▶ _SOURCE EXCERPT_:
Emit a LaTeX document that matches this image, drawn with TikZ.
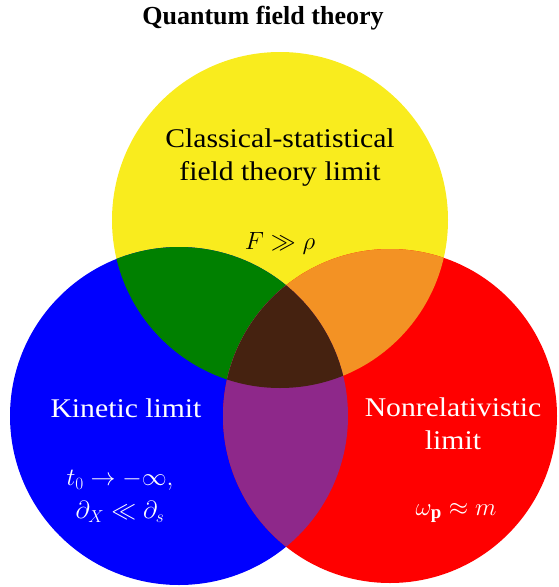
\documentclass[tikz,border=0pt]{standalone}
\usepackage{fontspec}
\setmainfont{Liberation Serif}
\newfontfamily\widefont[FakeStretch=1.1]{Liberation Serif}
\definecolor{cyel}{RGB}{249,236,30}
\definecolor{cblue}{RGB}{0,0,255}
\definecolor{cred}{RGB}{255,0,0}
\definecolor{cgreen}{RGB}{0,128,0}
\definecolor{corange}{RGB}{243,146,36}
\definecolor{cpurple}{RGB}{142,40,138}
\definecolor{cbrown}{RGB}{69,34,16}
\tikzset{
  lbl/.style={font=\widefont\fontsize{27}{33}\selectfont, align=center, inner sep=0pt},
  mth/.style={font=\fontsize{27}{33}\selectfont, align=center, inner sep=0pt},
}
\begin{document}
\begin{tikzpicture}[x=1pt,y=-1pt]
\useasboundingbox (0,0) rectangle (558,587);
\coordinate (Y) at (280,220);
\coordinate (B) at (179,416);
\coordinate (R) at (390,416);
\def\rY{168pt}\def\rB{169pt}\def\rR{167pt}
% base circles
\fill[cyel] (Y) circle[radius=\rY];
\fill[cblue] (B) circle[radius=\rB];
\fill[cred] (R) circle[radius=\rR];
% pairwise overlaps
\begin{scope}
  \clip (Y) circle[radius=\rY];
  \fill[cgreen] (B) circle[radius=\rB];
  \fill[corange] (R) circle[radius=\rR];
\end{scope}
\begin{scope}
  \clip (B) circle[radius=\rB];
  \fill[cpurple] (R) circle[radius=\rR];
  \clip (R) circle[radius=\rR];
  \fill[cbrown] (Y) circle[radius=\rY];
\end{scope}
% texts
\node[font=\fontsize{26}{30}\selectfont\bfseries, inner sep=0pt] (title) at (263,18) {Quantum field theory};
\node[lbl] (cs) at (280,158) {Classical-statistical\\field theory limit};
\node[mth] (csm) at (280,243) {$F \gg \rho$};
\node[lbl, text=white] (kin) at (126,408) {Kinetic limit};
\node[mth, text=white] (kinm) at (120,496) {$t_0 \to -\infty,$\\$\partial_X \ll \partial_s$};
\node[lbl, text=white] (nr) at (453,424) {Nonrelativistic\\limit};
\node[mth, text=white] (nrm) at (456,513) {$\omega_{\mathbf{p}} \approx m$};
\end{tikzpicture}
\end{document}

▶ _TASK DESCRIPTION_: Restate the data above word for word. Do not include the images.

▶ _ANSWER TO THIS TASK_:
Emit a LaTeX document that matches this image, drawn with TikZ.
\documentclass[tikz,border=0pt]{standalone}
\usepackage{fontspec}
\setmainfont{Liberation Serif}
\newfontfamily\widefont[FakeStretch=1.1]{Liberation Serif}
\definecolor{cyel}{RGB}{249,236,30}
\definecolor{cblue}{RGB}{0,0,255}
\definecolor{cred}{RGB}{255,0,0}
\definecolor{cgreen}{RGB}{0,128,0}
\definecolor{corange}{RGB}{243,146,36}
\definecolor{cpurple}{RGB}{142,40,138}
\definecolor{cbrown}{RGB}{69,34,16}
\tikzset{
  lbl/.style={font=\widefont\fontsize{27}{33}\selectfont, align=center, inner sep=0pt},
  mth/.style={font=\fontsize{27}{33}\selectfont, align=center, inner sep=0pt},
}
\begin{document}
\begin{tikzpicture}[x=1pt,y=-1pt]
\useasboundingbox (0,0) rectangle (558,587);
\coordinate (Y) at (280,220);
\coordinate (B) at (179,416);
\coordinate (R) at (390,416);
\def\rY{168pt}\def\rB{169pt}\def\rR{167pt}
% base circles
\fill[cyel] (Y) circle[radius=\rY];
\fill[cblue] (B) circle[radius=\rB];
\fill[cred] (R) circle[radius=\rR];
% pairwise overlaps
\begin{scope}
  \clip (Y) circle[radius=\rY];
  \fill[cgreen] (B) circle[radius=\rB];
  \fill[corange] (R) circle[radius=\rR];
\end{scope}
\begin{scope}
  \clip (B) circle[radius=\rB];
  \fill[cpurple] (R) circle[radius=\rR];
  \clip (R) circle[radius=\rR];
  \fill[cbrown] (Y) circle[radius=\rY];
\end{scope}
% texts
\node[font=\fontsize{26}{30}\selectfont\bfseries, inner sep=0pt] (title) at (263,18) {Quantum field theory};
\node[lbl] (cs) at (280,158) {Classical-statistical\\field theory limit};
\node[mth] (csm) at (280,243) {$F \gg \rho$};
\node[lbl, text=white] (kin) at (126,408) {Kinetic limit};
\node[mth, text=white] (kinm) at (120,496) {$t_0 \to -\infty,$\\$\partial_X \ll \partial_s$};
\node[lbl, text=white] (nr) at (453,424) {Nonrelativistic\\limit};
\node[mth, text=white] (nrm) at (456,513) {$\omega_{\mathbf{p}} \approx m$};
\end{tikzpicture}
\end{document}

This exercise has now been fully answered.